非支配株主(ひしはいかぶぬし)とは、連結財務諸表において、親会社が完全に支配していない子会社の株式を保有する株主を指します。非支配株主は、子会社に出資しているものの、親会社のグループ全体の意思決定に直接関与しない株主です。
この記事では、非支配株主の基本的な概念、会計処理、影響、実務での注意点について詳しく解説します。
1. 非支配株主とは?
定義
非支配株主は、連結財務諸表において、親会社が100%の株式を所有していない子会社の残りの持分を所有する株主を指します。旧会計基準では「少数株主」とも呼ばれていました。
非支配株主持分
非支配株主が保有する子会社の純資産に対する持分(出資割合)を非支配株主持分と言います。これは、連結貸借対照表の純資産の一部として表示されます。
例
- 親会社Aが子会社Bの株式を80%保有。
- 残り20%の株式を保有する投資家や他企業が非支配株主となります。
2. 非支配株主の表示と計算
(1) 連結財務諸表での表示
非支配株主持分は、親会社株主持分とは別に、次のように表示されます:
- 連結貸借対照表:純資産の一部として「非支配株主持分」。
- 連結損益計算書:当期純利益の一部を「非支配株主に帰属する当期純利益」として表示。
(2) 計算方法
非支配株主に帰属する利益や持分は、次のように計算されます:
[
非支配株主に帰属する利益 = 子会社の当期純利益 × 非支配株主持分比率
]
[
非支配株主持分 = 子会社の純資産 × 非支配株主持分比率
]
3. 非支配株主に関する会計処理
(1) 非支配株主の計上
連結決算において、子会社の純資産のうち非支配株主に帰属する部分を「非支配株主持分」として計上します。
仕訳例
- 子会社の純資産:10億円
- 親会社持分:80%
- 非支配株主持分:20%
非支配株主持分:
[
10億円 × 20% = 2億円
]
仕訳
借方:資本 2億円
貸方:非支配株主持分 2億円
(2) 非支配株主に帰属する当期純利益
子会社の利益が発生した場合、非支配株主に帰属する部分を連結損益計算書で区分して表示します。
例:
- 子会社の当期純利益:5,000万円
- 非支配株主持分比率:20%
非支配株主に帰属する当期純利益:
[
5,000万円 × 20% = 1,000万円
]
4. 非支配株主の影響
(1) グループの純利益に対する影響
非支配株主がいる場合、子会社の利益の一部が親会社に帰属しないため、グループ全体の純利益に影響を与えます。
(2) 経営権の影響
非支配株主が一定の議決権を持つ場合、子会社の意思決定において親会社の経営権が制約されることがあります。
(3) 投資家の評価
非支配株主持分が多い場合、親会社の利益に占める割合が低くなるため、投資家が親会社の収益性を評価する際に注意が必要です。
5. 非支配株主に関する注意点
(1) 持分比率の管理
- 子会社の支配権を維持するためには、親会社が過半数以上の株式を保有する必要があります。

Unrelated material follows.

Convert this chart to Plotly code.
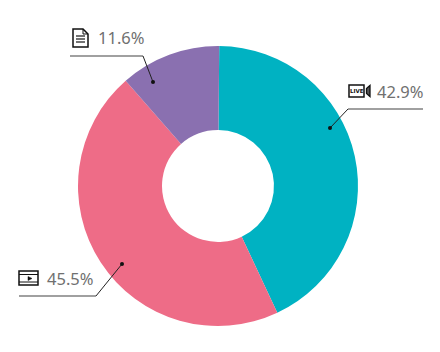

- 非支配株主持分が増加すると、親会社の意思決定が制約される可能性があります。
(2) 配当の扱い
- 子会社が配当を実施する場合、非支配株主にも配当が支払われます。
- 配当額が親会社の連結財務に影響を及ぼす可能性があります。
(3) 会計基準の遵守
- 日本基準では非支配株主持分の表示が義務付けられており、国際会計基準(IFRS)でも同様の処理が求められます。
(4) 事業売却・買収時の処理
- 非支配株主持分を取得または売却する場合、連結財務諸表での持分比率や計算に影響が出るため、慎重な計画が必要です。
6. 非支配株主と関連する概念
(1) 親会社株主持分
親会社が保有する子会社の持分。非支配株主持分と合わせて子会社の純資産を構成します。
(2) 支配力基準
親会社が子会社を支配しているかどうかを判断する基準。議決権の過半数を保有している場合が一般的です。
(3) 持分法
子会社ではないが、一定の影響力を持つ企業に対する投資を会計処理する方法。
まとめ
非支配株主は、連結財務諸表において親会社グループの利益や純資産を区分する上で重要な概念です。適切な管理と会計処理を行うことで、企業グループ全体の財務状況を正確に反映することが可能になります。
非支配株主に関する具体的な処理や判断が必要な場合は、税理士や会計士などの専門家に相談することをおすすめします。